Cognitive dissonance. I seem to experience it more often these days, and it's not limited to my perceptions of brand and marketing.
Have you see the pictures coming out of Beijing?
That milky soup in the air isn't an early-morning, dewy haze. It's air pollution. Toxic gases and chunky, gritty particulates floating in and out of people's lungs.
These images run headlong into my understanding of the global warming issue, and my perceptions of the Kyoto Accord in particular.
China signed the agreement, but has claimed some special status that requires it only monitor/report emissions vs. do anything about them. Lots of the propaganda coming from China is directed at daring the U.S. to sign, most likely without the capacity (or gall) of claiming such similar dispensation. The language from the environmental lobby avoids the messy bickering between nations altogether, in lieu of simple math: agreement equals good.
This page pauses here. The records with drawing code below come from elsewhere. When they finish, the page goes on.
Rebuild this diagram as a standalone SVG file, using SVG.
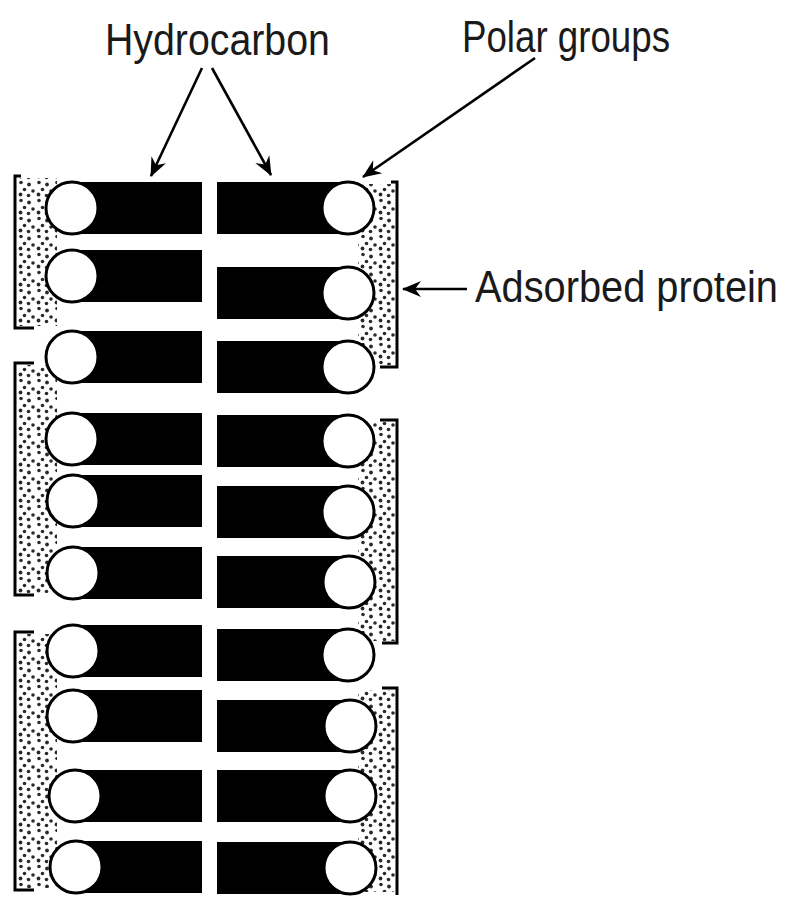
<svg xmlns="http://www.w3.org/2000/svg" width="791" height="899" viewBox="0 0 791 899">
  <style>
    .tail { fill: #000; }
    .head { fill: #fff; stroke: #000; stroke-width: 3; }
    .bracket { fill: none; stroke: #000; stroke-width: 3; stroke-linejoin: miter; }
    .stipple { fill: url(#dots); }
    .label { font-family: "Liberation Sans", Arial, sans-serif; fill: #1a1a1a; }
    .arrow { fill: none; stroke: #000; stroke-width: 2.6; marker-end: url(#barb); }
  </style>
  <defs>
    <pattern id="dots" width="18" height="18" patternUnits="userSpaceOnUse">
      <circle cx="3" cy="2.5" r="1.8" fill="#2a2a2a"/>
      <circle cx="11" cy="4.5" r="1.9" fill="#2a2a2a"/>
      <circle cx="6.5" cy="9.5" r="1.8" fill="#2a2a2a"/>
      <circle cx="15" cy="11" r="1.8" fill="#2a2a2a"/>
      <circle cx="2.5" cy="14.5" r="1.9" fill="#2a2a2a"/>
      <circle cx="10.5" cy="15.5" r="1.8" fill="#2a2a2a"/>
    </pattern>
    <marker id="barb" viewBox="-20 -10 22 20" refX="0" refY="0" markerWidth="22" markerHeight="20" markerUnits="userSpaceOnUse" orient="auto">
      <path d="M1,0 L-18,-8 L-12,0 L-18,8 Z" fill="#000"/>
    </marker>
  </defs>

  <rect width="791" height="899" fill="#fff"/>

  <!-- adsorbed protein layers: stippled fill behind the polar heads -->
  <g id="protein">
    <rect class="stipple" x="17" y="178" width="40" height="148"/>
    <rect class="stipple" x="17" y="365" width="40" height="228"/>
    <rect class="stipple" x="17" y="634" width="40" height="254"/>
    <rect class="stipple" x="358" y="184" width="37" height="181"/>
    <rect class="stipple" x="358" y="422" width="37" height="219"/>
    <rect class="stipple" x="358" y="690" width="37" height="202"/>
    <path class="bracket" d="M21,176 H15 V328 H34"/>
    <path class="bracket" d="M34,363 H15 V595 H34"/>
    <path class="bracket" d="M34,632 H15 V890 H34"/>
    <path class="bracket" d="M391,182 H397 V367 H380"/>
    <path class="bracket" d="M380,420 H397 V643 H382"/>
    <path class="bracket" d="M382,688 H397 V895"/>
  </g>

  <!-- left leaflet: head on the left, chain pointing inward -->
  <g id="left-leaflet">
    <g id="L1"><rect class="tail" x="72" y="182" width="130" height="52"/><circle class="head" cx="72" cy="208" r="26"/></g>
    <g id="L2"><rect class="tail" x="72" y="250" width="130" height="52"/><circle class="head" cx="72" cy="276" r="26"/></g>
    <g id="L3"><rect class="tail" x="72" y="331" width="130" height="52"/><circle class="head" cx="72" cy="357" r="26"/></g>
    <g id="L4"><rect class="tail" x="72" y="413" width="130" height="52"/><circle class="head" cx="72" cy="439" r="26"/></g>
    <g id="L5"><rect class="tail" x="73" y="475" width="129" height="52"/><circle class="head" cx="73" cy="501" r="26"/></g>
    <g id="L6"><rect class="tail" x="73" y="547" width="129" height="52"/><circle class="head" cx="73" cy="573" r="26"/></g>
    <g id="L7"><rect class="tail" x="73" y="625" width="129" height="52"/><circle class="head" cx="73" cy="651" r="26"/></g>
    <g id="L8"><rect class="tail" x="73" y="690" width="129" height="52"/><circle class="head" cx="73" cy="716" r="26"/></g>
    <g id="L9"><rect class="tail" x="75" y="770" width="127" height="52"/><circle class="head" cx="75" cy="796" r="26"/></g>
    <g id="L10"><rect class="tail" x="76" y="841" width="126" height="52"/><circle class="head" cx="76" cy="867" r="26"/></g>
  </g>

  <!-- right leaflet: chain pointing inward, head on the right -->
  <g id="right-leaflet">
    <g id="R1"><rect class="tail" x="217" y="182" width="131" height="52"/><circle class="head" cx="348" cy="208" r="26"/></g>
    <g id="R2"><rect class="tail" x="217" y="267" width="131" height="52"/><circle class="head" cx="348" cy="293" r="26"/></g>
    <g id="R3"><rect class="tail" x="217" y="341" width="131" height="52"/><circle class="head" cx="348" cy="367" r="26"/></g>
    <g id="R4"><rect class="tail" x="217" y="415" width="131" height="52"/><circle class="head" cx="348" cy="441" r="26"/></g>
    <g id="R5"><rect class="tail" x="217" y="486" width="131" height="52"/><circle class="head" cx="348" cy="512" r="26"/></g>
    <g id="R6"><rect class="tail" x="217" y="556" width="132" height="52"/><circle class="head" cx="349" cy="582" r="26"/></g>
    <g id="R7"><rect class="tail" x="217" y="629" width="131" height="52"/><circle class="head" cx="348" cy="655" r="26"/></g>
    <g id="R8"><rect class="tail" x="217" y="700" width="133" height="52"/><circle class="head" cx="350" cy="726" r="26"/></g>
    <g id="R9"><rect class="tail" x="217" y="770" width="133" height="52"/><circle class="head" cx="350" cy="796" r="26"/></g>
    <g id="R10"><rect class="tail" x="217" y="842" width="133" height="52"/><circle class="head" cx="350" cy="868" r="26"/></g>
  </g>

  <!-- labels (horizontally condensed lettering) -->
  <g id="label-hydrocarbon"><text class="label" transform="translate(105,55) scale(0.893,1)" font-size="44">Hydrocarbon</text></g>
  <g id="label-polar"><text class="label" transform="translate(462,52) scale(0.834,1)" font-size="44">Polar groups</text></g>
  <g id="label-protein"><text class="label" transform="translate(475,302) scale(0.884,1)" font-size="45">Adsorbed protein</text></g>

  <!-- pointer arrows -->
  <g id="connectors">
    <path class="arrow" d="M202,68 L151,176"/>
    <path class="arrow" d="M212,68 L271,175"/>
    <path class="arrow" d="M535,58 L363,177"/>
    <path class="arrow" d="M467,289 L403,289"/>
  </g>
</svg>
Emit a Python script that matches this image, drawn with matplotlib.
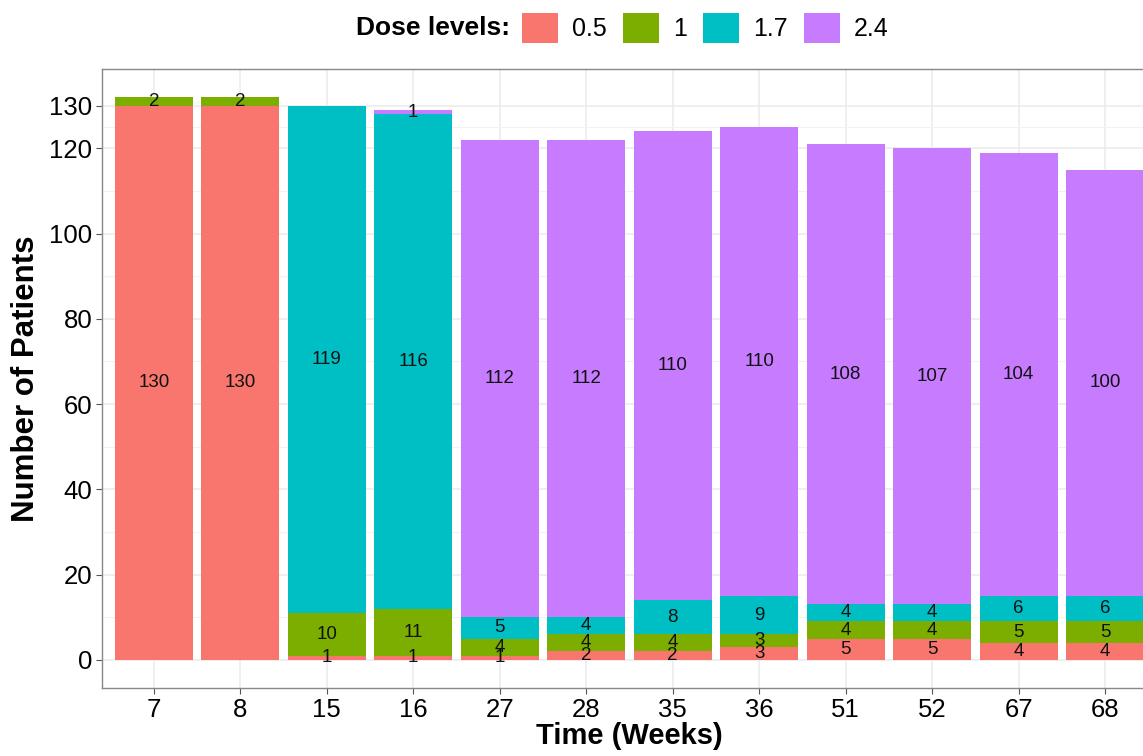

Only tell that to the Olympic athletes coughing and wheezing in Beijing.
My dim bulbish affliction requires that I challenge branding that doesn't reflect reality...or makes that reality easier or better understood. Conversely, I think that one of the main reasons that brand marketing fails is when it either tolerates or actively promotes a gap between the two. Where gurus see "brand value," I tend to see "irrelevance" or, more egregiously, cognitive dissonance.
There are reasons why trust in corporations is at an all-time low, and why lots of marketing doesn't do much beyond enrich the agencies and media who produce it. I'd say one of the key drivers is this disconnect.
So, maybe that's why the global warming issue has failed to fully connect with everyone?
Think about it: the language, or branding, on the issue is marvelously dire and compelling. Though poorly named -- colder winters are hard to reconcile with a trend toward a warmer earth, so climate change or distruption would have been better brand names -- the concept is easy to grasp, and it has lots of inspired, talented people promoting it.
Yet lots of people have nagging doubts.
Sure, there are the small group of dedicated political or ideological fanatics who can't separate facts from their rabid hatred of other political or ideological fanatics, but there's a larger group of consumers who, in spite of all the great branding, can't connect-the-pollutants.
Even though China looks bad, how is America somehow a worse polluter?
- China has a thriving manufacturing economy, so what's the connection between emissions and business growth?
- What good is an agreement if countries that sign it don't sign-on to the same commitments?
- How is it that Chinese citizens tolerate Beijing (and other cities) wherein you can't take a deep breath?
- What does it say about their capacity for embracing and living up to global contract?
It would help the case for addressing global warming debate if these complexities were at least acknowledged, let alone discussed.
Simply declaring the issue a fact, and support of Koyto an obvious good thing...thereby implicitly labeling those opposed to either point nothing better than Luddite contrarians...isn't smart branding. It's not compelling. And the images coming out of China make the debate seem oddly disconnected from reality.